Алеша утонул в той же проруби, где встретил Веру. Остановилось сердце. Внезапно. Никто ничего не понял. Откачать не смогли, хотя прикатили две – аж две! – бригады и делали все надлежащее споро и скоро. Алеша умер моментально. Вера больше не вышла замуж. И мальчики их – Леня и Павел – отца так и не узнали.
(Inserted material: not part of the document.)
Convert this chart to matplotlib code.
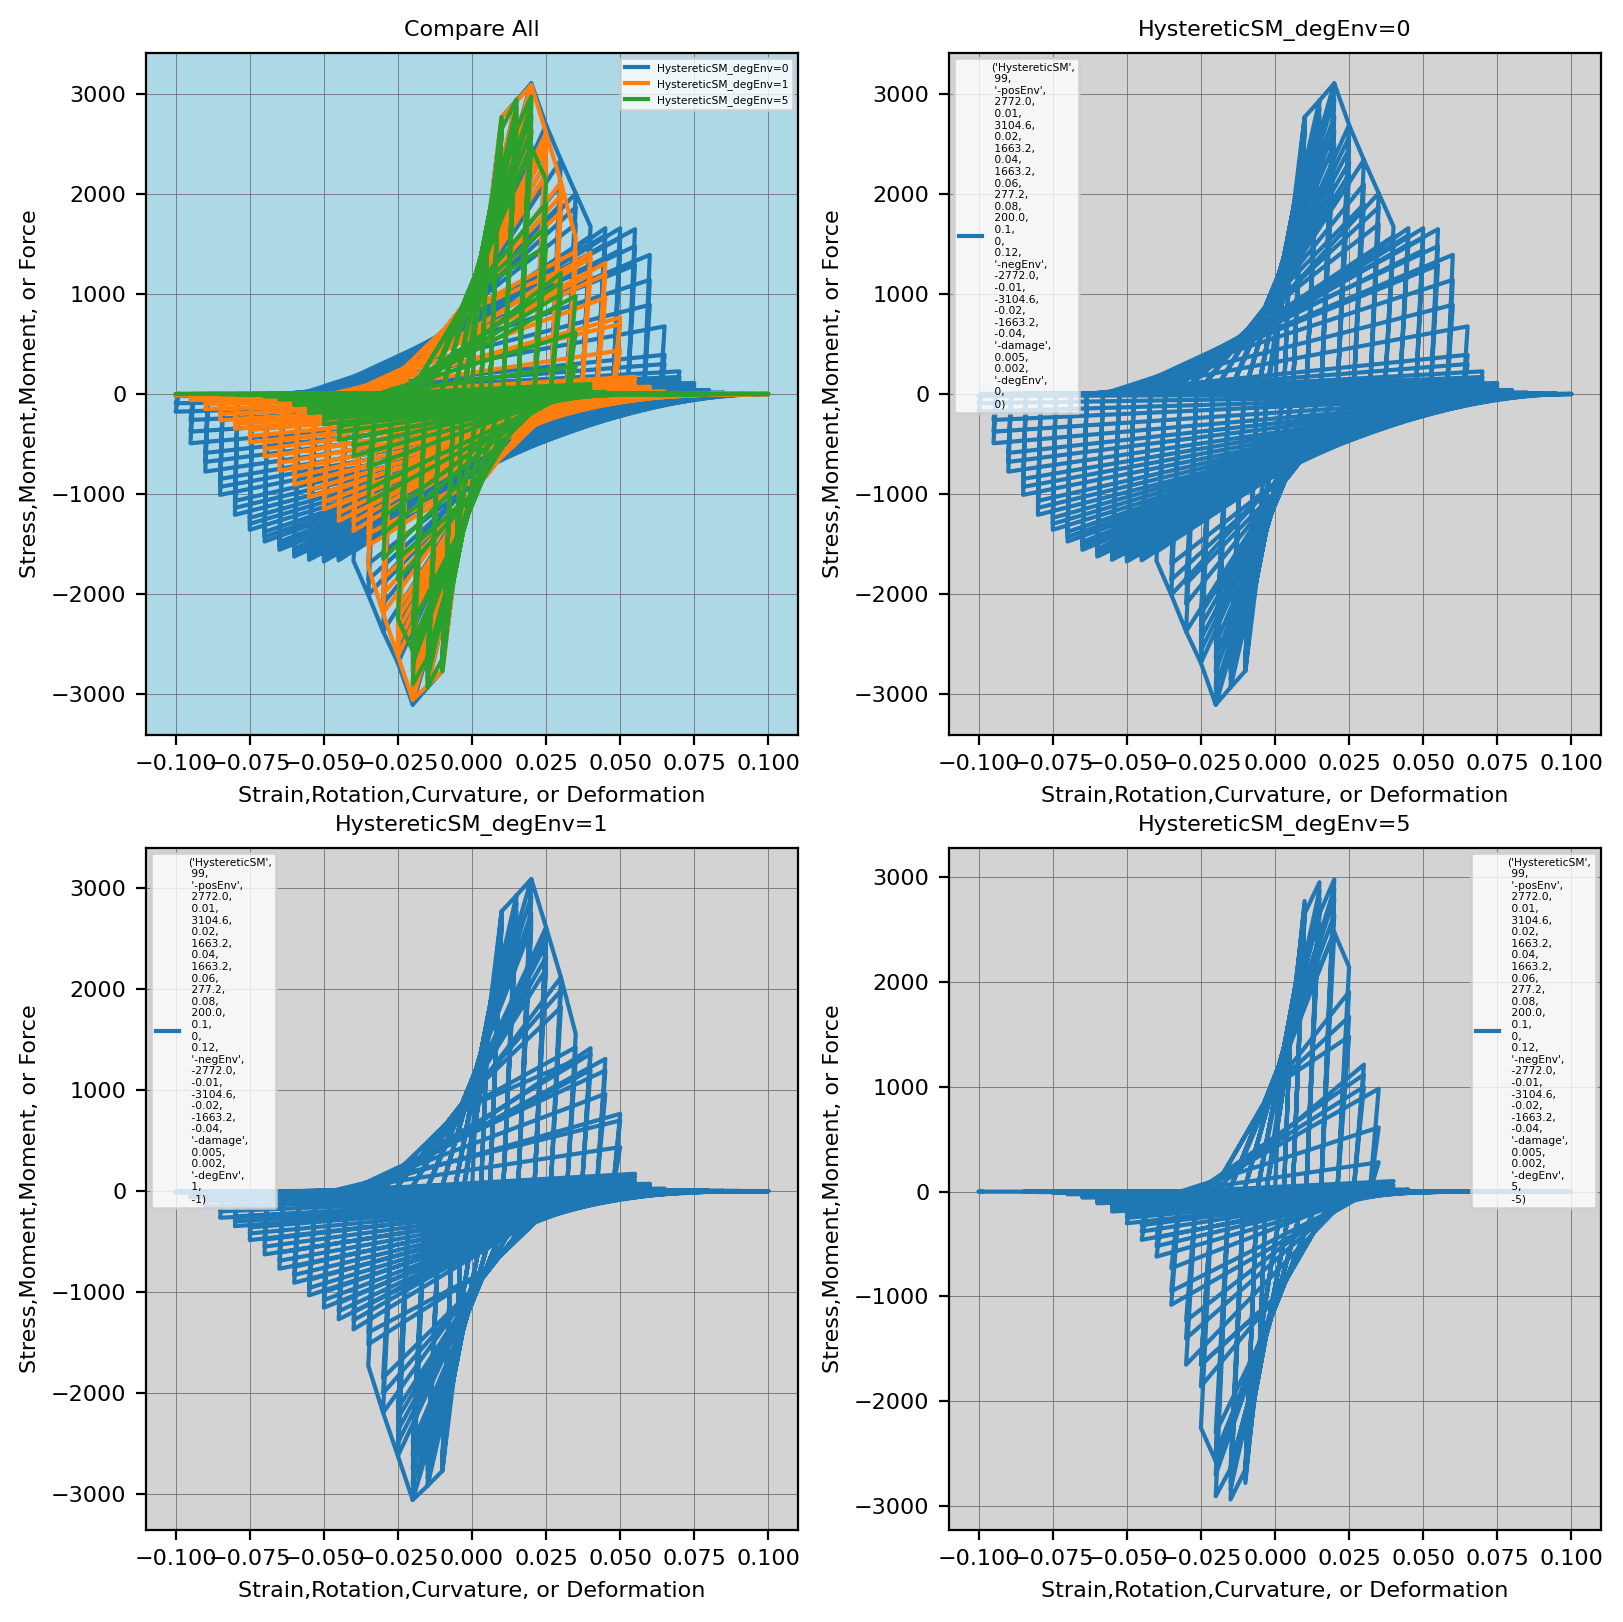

И я могла бы еще что-то писать и выдумывать, но не стану. Я могла бы напестрить деталей и имен под Шукшина, и стиль письма его настолько конкретный и яркий, что легко ткать его ткань, и ни конца этой скатерти самобытности русской нашей родной не видать, ни края. Но я остановлюсь. И вместо литературы я пойду и выпью. Найду своих друзей – смешных, легких и немного детдомовских, как сам Вася Шукшин, – найду и выпью. И продолжится во мне шукшинское русское вязкое веселье и такая легкая и глубокая русская печаль, которую не избыть.
И здесь звучит застольная!!
Журнал «Русский пионер», ноябрь 2016
Это моя последняя колонна. Я ухожу, пионеры.
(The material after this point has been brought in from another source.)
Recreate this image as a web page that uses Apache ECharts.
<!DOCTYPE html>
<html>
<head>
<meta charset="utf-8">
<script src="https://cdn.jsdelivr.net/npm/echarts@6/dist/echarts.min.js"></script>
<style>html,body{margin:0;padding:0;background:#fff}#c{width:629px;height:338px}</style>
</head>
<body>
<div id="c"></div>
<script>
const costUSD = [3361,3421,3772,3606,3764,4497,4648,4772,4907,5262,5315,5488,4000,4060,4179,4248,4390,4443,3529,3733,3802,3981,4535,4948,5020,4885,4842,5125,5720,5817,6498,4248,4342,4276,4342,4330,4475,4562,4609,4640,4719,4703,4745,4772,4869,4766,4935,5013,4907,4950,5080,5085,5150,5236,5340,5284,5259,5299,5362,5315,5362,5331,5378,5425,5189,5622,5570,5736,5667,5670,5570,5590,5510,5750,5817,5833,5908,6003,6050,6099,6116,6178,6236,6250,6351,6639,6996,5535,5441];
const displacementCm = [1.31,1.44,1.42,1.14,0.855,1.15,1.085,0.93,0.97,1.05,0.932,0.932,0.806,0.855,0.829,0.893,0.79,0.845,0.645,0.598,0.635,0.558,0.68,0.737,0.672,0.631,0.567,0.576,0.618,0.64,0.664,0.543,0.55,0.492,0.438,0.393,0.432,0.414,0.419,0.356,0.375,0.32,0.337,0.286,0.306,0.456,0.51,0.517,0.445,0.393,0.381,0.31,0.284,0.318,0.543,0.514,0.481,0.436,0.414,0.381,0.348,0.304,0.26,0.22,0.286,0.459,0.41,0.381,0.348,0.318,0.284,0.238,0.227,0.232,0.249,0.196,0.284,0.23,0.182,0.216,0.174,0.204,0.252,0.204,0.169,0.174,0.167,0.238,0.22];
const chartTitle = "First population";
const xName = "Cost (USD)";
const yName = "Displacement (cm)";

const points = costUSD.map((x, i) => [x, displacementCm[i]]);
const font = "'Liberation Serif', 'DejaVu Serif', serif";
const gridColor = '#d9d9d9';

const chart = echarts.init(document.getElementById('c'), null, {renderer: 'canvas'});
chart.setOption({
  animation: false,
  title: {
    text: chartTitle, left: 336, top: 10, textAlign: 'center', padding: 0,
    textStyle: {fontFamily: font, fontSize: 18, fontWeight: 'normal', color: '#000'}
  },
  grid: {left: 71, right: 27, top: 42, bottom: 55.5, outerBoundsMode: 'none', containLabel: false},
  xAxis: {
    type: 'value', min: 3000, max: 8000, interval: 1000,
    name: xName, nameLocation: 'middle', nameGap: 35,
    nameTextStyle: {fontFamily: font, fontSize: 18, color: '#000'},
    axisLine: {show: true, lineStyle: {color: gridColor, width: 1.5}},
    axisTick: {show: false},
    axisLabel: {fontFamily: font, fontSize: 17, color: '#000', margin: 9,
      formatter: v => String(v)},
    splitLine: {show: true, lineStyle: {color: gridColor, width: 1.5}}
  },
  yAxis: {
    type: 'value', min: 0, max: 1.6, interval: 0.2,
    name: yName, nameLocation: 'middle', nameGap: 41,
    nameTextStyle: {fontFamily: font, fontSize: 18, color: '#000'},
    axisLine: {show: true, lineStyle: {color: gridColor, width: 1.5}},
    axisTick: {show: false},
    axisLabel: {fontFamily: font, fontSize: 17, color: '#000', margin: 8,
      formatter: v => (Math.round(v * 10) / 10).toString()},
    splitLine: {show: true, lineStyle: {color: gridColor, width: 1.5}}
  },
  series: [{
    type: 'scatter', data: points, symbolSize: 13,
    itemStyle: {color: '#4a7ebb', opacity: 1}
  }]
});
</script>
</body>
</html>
Это отнюдь не означает, что мы перестаем дружить и я исчезну с ваших радаров.
Нет. Жизнь продолжится, и мы останемся. Будет хоккей и Олимпиада, телеграф и гум, Плес и музей Москвы, будет планетарий, и вы придумаете миллиард новых тем и провокаций на заданную тему.
Я ухожу, потому что я – нефть.
Во мне слишком много взрыва и черной густой маслянистой воды по имени «кровь». Меня разрывает изнутри, и когда я выхожу читать вам все это, то не могу избавиться от ощущения, что все зря.
Я зря, и мои слова не отражают меня, какая я по-настоящему есть, а если и отражают, то на каких-то пять гребаных процентов, что еще хуже: лучше быть вообще непонятным, чем понятным превратно. К тому же все мы знаем, что мысль, высказанная вслух, есть ложь.
Когда я начинаю читать написанное собой в абсолютно трезвом рассудке и здравом уме, меня начинают душить слезы, и я начинаю сомневаться в собственной вменяемости. Я не хочу так. Я устала умирать, а писать просто так, ради того, чтобы засветиться перед аудиторией и заработать призы и очки, – очки и призы мне не надо.